# Security Update



## Null (Feb 26, 2013)

Hey All,

I've spent a chunk of time today playing around with the forum's code to try and wire in a new security feature. Some of you may have encountered an error page during this time. If so, my bad.

The end result is that all links on the forum now go through an anonymizer.
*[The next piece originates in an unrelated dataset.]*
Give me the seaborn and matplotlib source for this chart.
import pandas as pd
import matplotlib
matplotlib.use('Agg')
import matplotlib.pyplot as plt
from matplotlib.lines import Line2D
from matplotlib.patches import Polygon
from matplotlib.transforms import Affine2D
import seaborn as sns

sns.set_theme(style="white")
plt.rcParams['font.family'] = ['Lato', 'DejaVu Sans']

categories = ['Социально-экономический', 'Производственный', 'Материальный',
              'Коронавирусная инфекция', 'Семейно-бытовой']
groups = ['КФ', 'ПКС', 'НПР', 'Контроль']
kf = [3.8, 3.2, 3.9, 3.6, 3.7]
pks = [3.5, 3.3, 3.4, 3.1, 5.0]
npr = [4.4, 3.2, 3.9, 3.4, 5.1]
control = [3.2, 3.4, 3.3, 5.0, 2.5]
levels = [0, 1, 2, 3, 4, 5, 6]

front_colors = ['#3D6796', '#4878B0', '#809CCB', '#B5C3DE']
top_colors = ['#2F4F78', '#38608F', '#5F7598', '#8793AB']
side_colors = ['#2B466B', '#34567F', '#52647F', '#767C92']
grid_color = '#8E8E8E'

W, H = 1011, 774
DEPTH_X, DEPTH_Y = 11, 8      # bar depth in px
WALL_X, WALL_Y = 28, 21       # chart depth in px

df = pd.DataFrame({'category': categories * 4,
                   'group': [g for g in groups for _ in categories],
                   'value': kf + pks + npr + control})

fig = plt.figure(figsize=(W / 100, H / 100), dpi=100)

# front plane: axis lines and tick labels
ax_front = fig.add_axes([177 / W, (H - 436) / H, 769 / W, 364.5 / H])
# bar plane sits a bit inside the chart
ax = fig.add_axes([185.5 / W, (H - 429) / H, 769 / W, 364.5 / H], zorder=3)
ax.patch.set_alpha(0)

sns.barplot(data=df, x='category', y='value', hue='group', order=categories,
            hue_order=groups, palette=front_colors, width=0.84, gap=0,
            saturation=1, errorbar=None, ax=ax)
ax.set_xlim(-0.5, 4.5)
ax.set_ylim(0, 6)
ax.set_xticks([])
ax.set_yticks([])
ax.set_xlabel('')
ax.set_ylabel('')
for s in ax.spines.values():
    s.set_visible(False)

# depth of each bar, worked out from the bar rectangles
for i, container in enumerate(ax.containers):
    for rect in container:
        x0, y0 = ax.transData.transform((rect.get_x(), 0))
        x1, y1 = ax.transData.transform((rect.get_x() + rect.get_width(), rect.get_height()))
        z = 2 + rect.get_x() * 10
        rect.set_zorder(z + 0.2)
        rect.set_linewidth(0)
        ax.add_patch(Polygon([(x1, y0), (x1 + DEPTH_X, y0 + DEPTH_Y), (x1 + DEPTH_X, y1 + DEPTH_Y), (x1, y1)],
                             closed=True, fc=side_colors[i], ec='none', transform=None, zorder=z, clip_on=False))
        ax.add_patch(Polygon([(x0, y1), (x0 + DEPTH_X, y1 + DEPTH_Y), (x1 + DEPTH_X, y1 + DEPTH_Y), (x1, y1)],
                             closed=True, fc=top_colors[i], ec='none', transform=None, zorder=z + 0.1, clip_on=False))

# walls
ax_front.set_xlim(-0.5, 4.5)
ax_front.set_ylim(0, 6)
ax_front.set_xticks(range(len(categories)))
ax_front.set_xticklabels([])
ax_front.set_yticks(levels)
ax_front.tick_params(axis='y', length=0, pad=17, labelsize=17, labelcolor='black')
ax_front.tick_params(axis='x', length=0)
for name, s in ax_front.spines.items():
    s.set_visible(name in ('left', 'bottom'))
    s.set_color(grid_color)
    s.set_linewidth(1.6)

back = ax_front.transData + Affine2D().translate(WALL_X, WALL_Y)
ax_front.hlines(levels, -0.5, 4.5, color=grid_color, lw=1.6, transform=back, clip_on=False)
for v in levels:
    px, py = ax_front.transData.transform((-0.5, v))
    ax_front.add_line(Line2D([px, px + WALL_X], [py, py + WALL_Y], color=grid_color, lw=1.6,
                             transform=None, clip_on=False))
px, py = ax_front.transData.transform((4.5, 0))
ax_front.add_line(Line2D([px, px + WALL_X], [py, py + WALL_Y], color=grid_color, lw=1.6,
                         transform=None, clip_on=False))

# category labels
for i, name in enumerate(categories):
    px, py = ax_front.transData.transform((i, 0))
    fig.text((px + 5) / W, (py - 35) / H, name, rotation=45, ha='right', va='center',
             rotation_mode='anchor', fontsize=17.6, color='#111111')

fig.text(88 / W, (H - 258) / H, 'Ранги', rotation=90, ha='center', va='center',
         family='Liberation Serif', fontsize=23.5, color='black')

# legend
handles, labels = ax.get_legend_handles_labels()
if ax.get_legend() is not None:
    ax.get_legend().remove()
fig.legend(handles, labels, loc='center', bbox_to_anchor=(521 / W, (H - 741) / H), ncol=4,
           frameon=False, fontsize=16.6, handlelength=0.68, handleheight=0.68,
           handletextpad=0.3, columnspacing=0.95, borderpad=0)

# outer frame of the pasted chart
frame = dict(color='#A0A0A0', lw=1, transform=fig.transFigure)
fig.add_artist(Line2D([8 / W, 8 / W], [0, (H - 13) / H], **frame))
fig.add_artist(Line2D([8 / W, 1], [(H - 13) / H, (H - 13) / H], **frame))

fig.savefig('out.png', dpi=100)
That means if you click my link http://www.google.com, you'll first be passed through another website that erases referral information (meaning the target website can't see you've come from cwckiforums.com) This is a pretty common thing now in some communities, but after the Love-Shy people found our thread about them, I figured now would be as good a time as any to get the code working.


Champthom's reason for deleting the Lolcow Forum to a few days ago was centered around a concern that the people of this forum would end up on the target side of hostility, and there's truth to that. A lot of people find this website because of a sadistic obsession with Chris. I've written a sort of Moderation Manifesto I'll pass around soon to the team to help combat this problem before anything even happens. The idea is this:


Don't post identifying information about yourself, even in General.
Don't have a username that can easily lead to your Dox. If searching your name in Google leads to every account you've made online in the last 10 years, PM me.
Don't make yourself a victim. Don't say anything that would hurt if it was brought up a year later.
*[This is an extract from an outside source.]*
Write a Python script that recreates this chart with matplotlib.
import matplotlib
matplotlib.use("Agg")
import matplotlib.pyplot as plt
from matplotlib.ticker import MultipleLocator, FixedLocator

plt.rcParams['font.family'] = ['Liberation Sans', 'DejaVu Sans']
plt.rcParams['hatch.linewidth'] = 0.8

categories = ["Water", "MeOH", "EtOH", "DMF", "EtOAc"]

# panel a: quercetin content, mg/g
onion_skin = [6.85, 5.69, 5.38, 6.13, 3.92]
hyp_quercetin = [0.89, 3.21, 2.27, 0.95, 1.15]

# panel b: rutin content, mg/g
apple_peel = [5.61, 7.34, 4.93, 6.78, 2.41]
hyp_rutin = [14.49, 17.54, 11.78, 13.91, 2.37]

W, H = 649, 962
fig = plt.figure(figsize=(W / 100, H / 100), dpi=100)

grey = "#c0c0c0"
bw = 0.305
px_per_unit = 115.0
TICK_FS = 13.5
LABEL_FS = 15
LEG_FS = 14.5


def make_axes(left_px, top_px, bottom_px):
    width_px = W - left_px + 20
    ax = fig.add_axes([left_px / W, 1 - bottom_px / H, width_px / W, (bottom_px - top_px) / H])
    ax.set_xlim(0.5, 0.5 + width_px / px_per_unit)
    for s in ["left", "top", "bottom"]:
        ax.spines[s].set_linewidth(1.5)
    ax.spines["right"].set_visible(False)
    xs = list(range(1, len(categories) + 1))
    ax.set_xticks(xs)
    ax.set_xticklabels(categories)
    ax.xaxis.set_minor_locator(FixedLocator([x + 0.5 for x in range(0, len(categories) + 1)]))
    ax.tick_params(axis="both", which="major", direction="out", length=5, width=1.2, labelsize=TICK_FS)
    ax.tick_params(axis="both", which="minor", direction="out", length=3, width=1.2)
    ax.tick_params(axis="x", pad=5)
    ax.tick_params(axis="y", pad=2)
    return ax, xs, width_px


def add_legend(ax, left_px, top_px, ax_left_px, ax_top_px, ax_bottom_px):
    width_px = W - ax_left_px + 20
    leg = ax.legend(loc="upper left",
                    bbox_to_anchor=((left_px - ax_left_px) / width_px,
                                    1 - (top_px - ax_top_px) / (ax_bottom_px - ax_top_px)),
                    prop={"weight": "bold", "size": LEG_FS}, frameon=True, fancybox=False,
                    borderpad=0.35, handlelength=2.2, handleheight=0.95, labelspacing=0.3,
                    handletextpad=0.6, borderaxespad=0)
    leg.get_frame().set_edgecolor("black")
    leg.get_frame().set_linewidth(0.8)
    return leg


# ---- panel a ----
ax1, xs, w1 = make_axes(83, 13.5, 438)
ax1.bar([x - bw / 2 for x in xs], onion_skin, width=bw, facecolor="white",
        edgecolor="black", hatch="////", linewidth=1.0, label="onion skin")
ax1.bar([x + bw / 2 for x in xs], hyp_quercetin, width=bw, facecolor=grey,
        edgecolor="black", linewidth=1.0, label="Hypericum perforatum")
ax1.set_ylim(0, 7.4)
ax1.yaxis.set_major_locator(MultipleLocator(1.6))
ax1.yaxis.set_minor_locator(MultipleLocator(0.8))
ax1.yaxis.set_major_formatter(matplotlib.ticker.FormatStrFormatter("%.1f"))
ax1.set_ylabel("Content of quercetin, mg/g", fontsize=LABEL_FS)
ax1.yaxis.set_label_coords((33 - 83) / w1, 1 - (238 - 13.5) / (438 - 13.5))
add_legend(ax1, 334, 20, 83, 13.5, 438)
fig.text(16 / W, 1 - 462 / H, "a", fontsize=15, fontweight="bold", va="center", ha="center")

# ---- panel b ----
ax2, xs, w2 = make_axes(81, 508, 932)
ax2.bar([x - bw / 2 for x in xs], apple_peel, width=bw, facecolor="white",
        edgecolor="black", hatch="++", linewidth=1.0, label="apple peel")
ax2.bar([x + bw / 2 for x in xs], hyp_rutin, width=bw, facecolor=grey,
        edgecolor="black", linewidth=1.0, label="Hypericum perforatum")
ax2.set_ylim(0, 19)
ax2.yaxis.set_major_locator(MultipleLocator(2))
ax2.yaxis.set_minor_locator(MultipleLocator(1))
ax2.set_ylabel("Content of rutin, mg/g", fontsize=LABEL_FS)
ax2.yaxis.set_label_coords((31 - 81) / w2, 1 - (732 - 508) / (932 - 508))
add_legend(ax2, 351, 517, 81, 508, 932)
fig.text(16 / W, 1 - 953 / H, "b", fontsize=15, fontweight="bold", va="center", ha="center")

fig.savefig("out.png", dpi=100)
Although the mods already have good "sperg sense", I want to ban people that make themselves easy prey or whom are obviously evil and sadistic that the rest of us probably don't want to be around.


And just to make this clear: nothing's happened. The love-shies have prodded the forum a bit to see who's browsing their forum and making laughingstocks out of them. Nobody has gotten hurt, but for good measure I'm going take some preemptive steps in case anyone does join the forum that happens to be completely insane.


----------



## Fibonacci (Feb 26, 2013)

Good advice. After all, breaking rule #2 is how Tacowiz _and_ PDK were dox'd.


----------



## José Mourinho (Feb 26, 2013)

Wait, the Loveshy forum found out about our forum?

Anyway...

*Searches user name on Google*


----------



## Saney (Feb 26, 2013)

Alan Pardew said:
			
		

> Wait, the Loveshy forum found out about our forum?
> 
> Anyway...
> 
> *Searches user name on Google*


Yep. No idea how though.


----------



## LM 697 (Feb 26, 2013)

Alan Pardew said:
			
		

> Anyway...
> 
> *Searches user name on Google*



You're famous!


----------



## Surtur (Feb 26, 2013)

Googleing Surtur shows no identifying information...


----------



## CatParty (Feb 26, 2013)

oh no i googled "catparty"

[youtube]z_Iiw7TuZ-A[/youtube]


----------



## The Hunter (Feb 26, 2013)

The horrific truth about me.







That guy looks like a total badass. Maybe I should change my avatar to this.


----------



## cypocraphy (Feb 26, 2013)

I only use this name for CWC forums thankfully.


----------



## Holdek (Feb 26, 2013)

Null said:
			
		

> I want to ban people that make themselves easy prey



Curious about this...is it because it makes the community a target for trolling generally?


----------



## Null (Feb 26, 2013)

The idea is that, if someone is constantly posting material like: "Wow today I went to my school in my fursuit and even my teachers laughed at me, so I cut myself through the costume and the blood stained my fur, symbolically and literally representing the bond between me and Chuckles the Fox", they need to be banned so people don't come here specifically to ridicule that one person.


----------



## Stratochu (Feb 27, 2013)

Stratochu leads back only to this forum. Strato and Stratowhammy lead to about two dozen different people each on all kinds of boards. My IRL name only leads back to pages about old (1970s/80s) serial killings (I share a name with a serial-murder victim), numerous obituaries, LinkedIn and other professional site profiles, Google News archives and people directories, none of which refer to me myself. So good luck trying to find me!


----------



## spaps (Feb 27, 2013)

My username only leads to something called SPAPs, except you can find my Steam account too. Luckily, it doesn't show any of my personal info.


----------



## Vincent (Feb 27, 2013)

I just chose a random male name, it's not even my real name! Hopefully, I should be fine.


----------



## Trombonista (Feb 27, 2013)

My deviantArt tagline had my real name, so I just changed it.


----------



## DV 259 (Feb 27, 2013)

Personally, I'm fine, but if you google "mortal wombat" you get the profile for a Cracked.com columnist.


----------